AI Summer Joel Becker on METR's famous time horizons chart
Mar 14, 2026
Joel Becker, a METR researcher who builds time-horizon benchmarks, explains how METR measures the human-hours tasks models can do about half the time. He discusses recent models nearing task-suite saturation and why single tasks can swing estimates wildly. They talk about extending benchmarks to longer, messier tasks and the challenges of running AI-assisted programming studies.
AI Snips
Chapters
Transcript
Episode notes
Capability Trends Look Similar Across Domains
- Early METR-like work on other domains shows similar doubling slopes across task distributions; vision-heavy tasks lag.
- Thomas Kwa's preliminary analysis suggests pace (doubling time) is surprisingly consistent outside software engineering.

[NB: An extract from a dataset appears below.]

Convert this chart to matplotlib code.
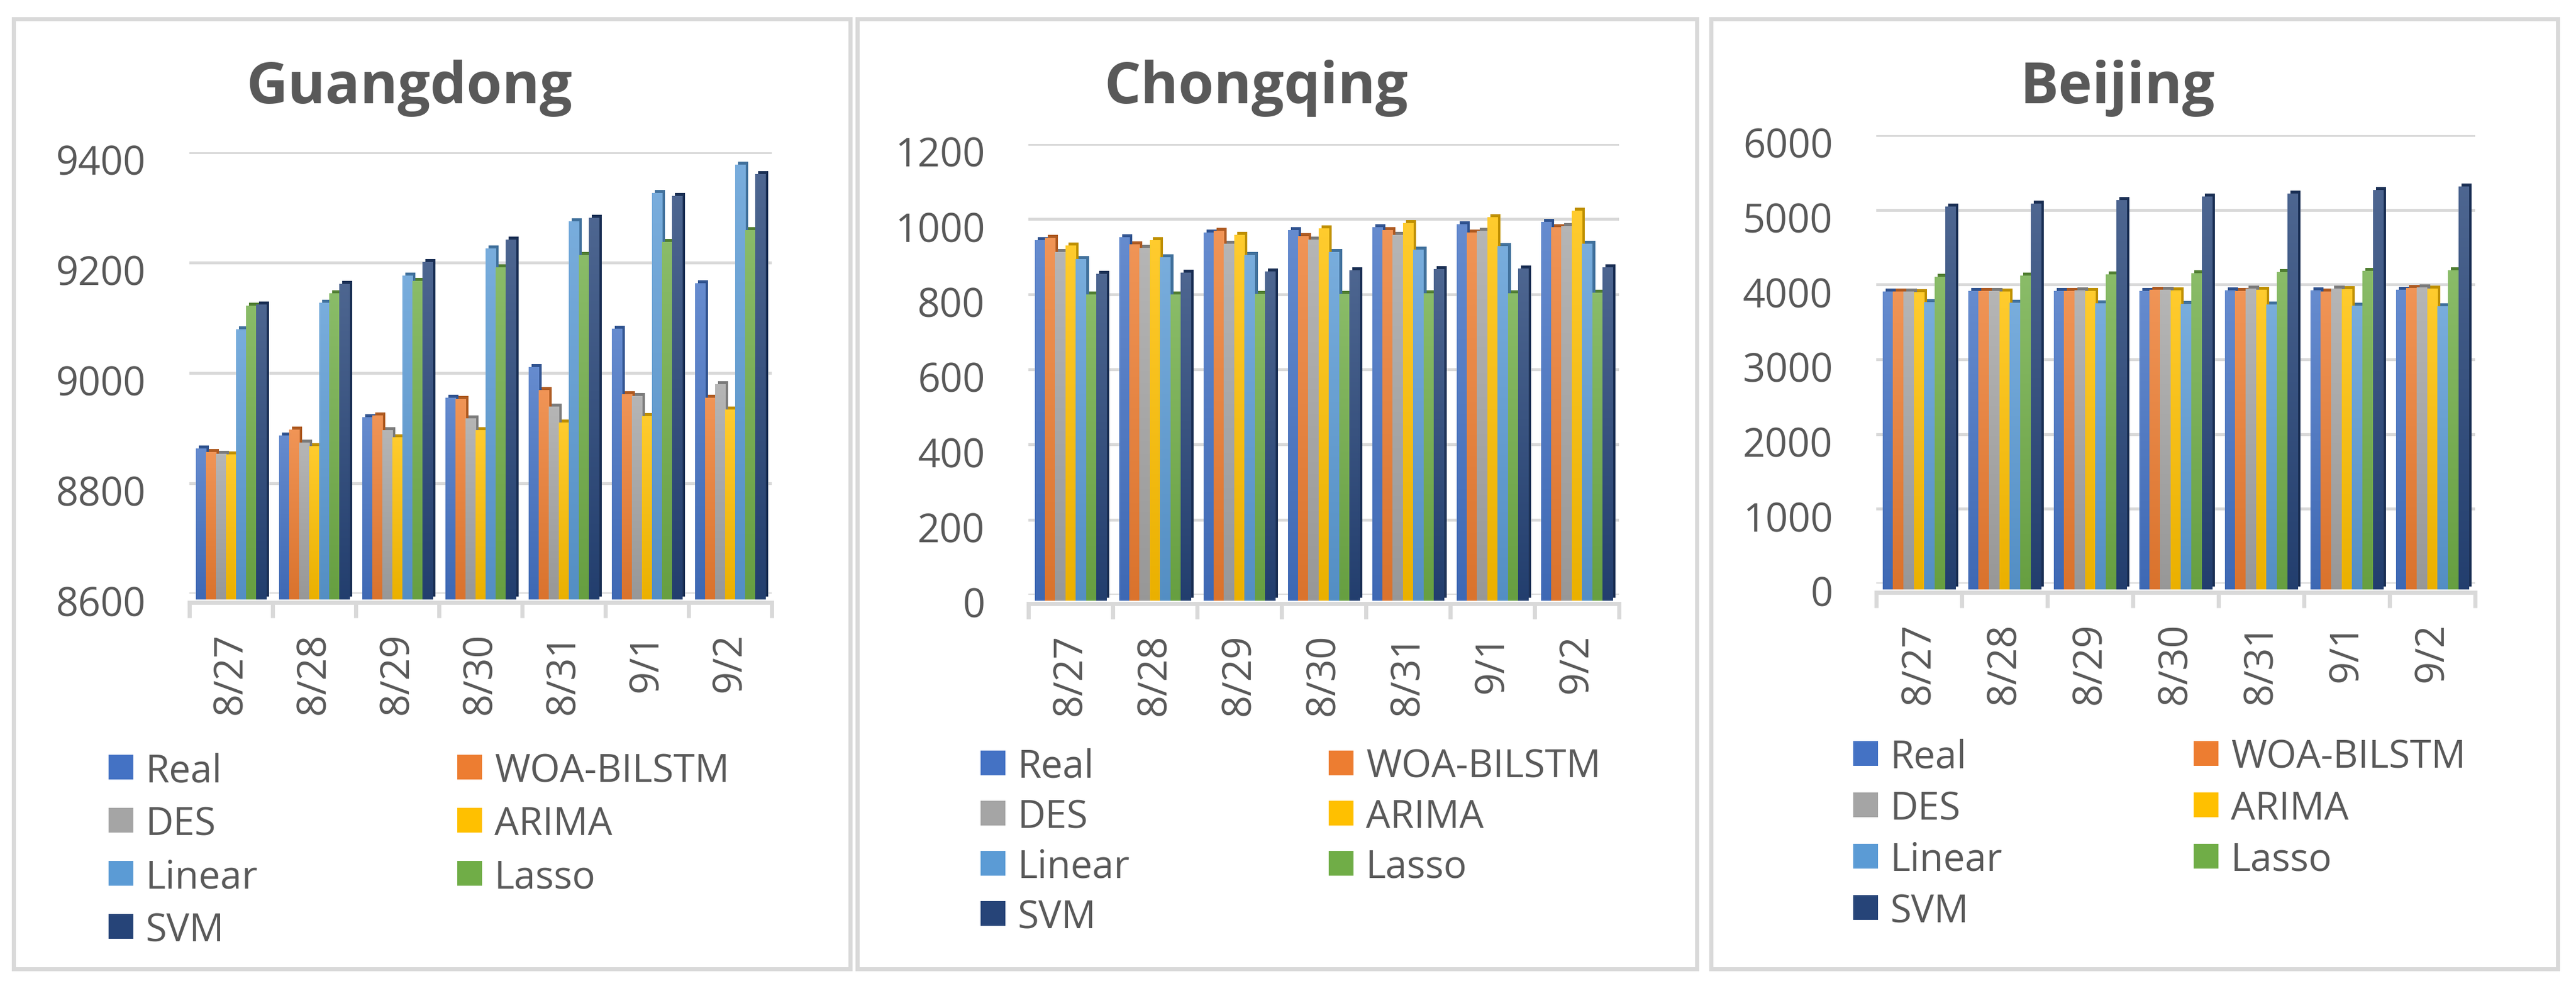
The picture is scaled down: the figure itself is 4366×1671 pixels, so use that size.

Use 50% Reliability For Clearer Trends
- Prefer 50% reliability for METR because it provides more statistical power and fewer artifacts than 80% or 99% thresholds.
- Joel warns the 80% metric can be biased by small regressions on easy tasks, inflating high-end estimates.
Developers Refuse To Work Without AI
- METR's updated uplift study now superficially shows productivity gains because many developers refuse to work without AI.
- Joel recounts participants avoiding AI-free tasks, biasing measured uplift downward relative to real-world speedups.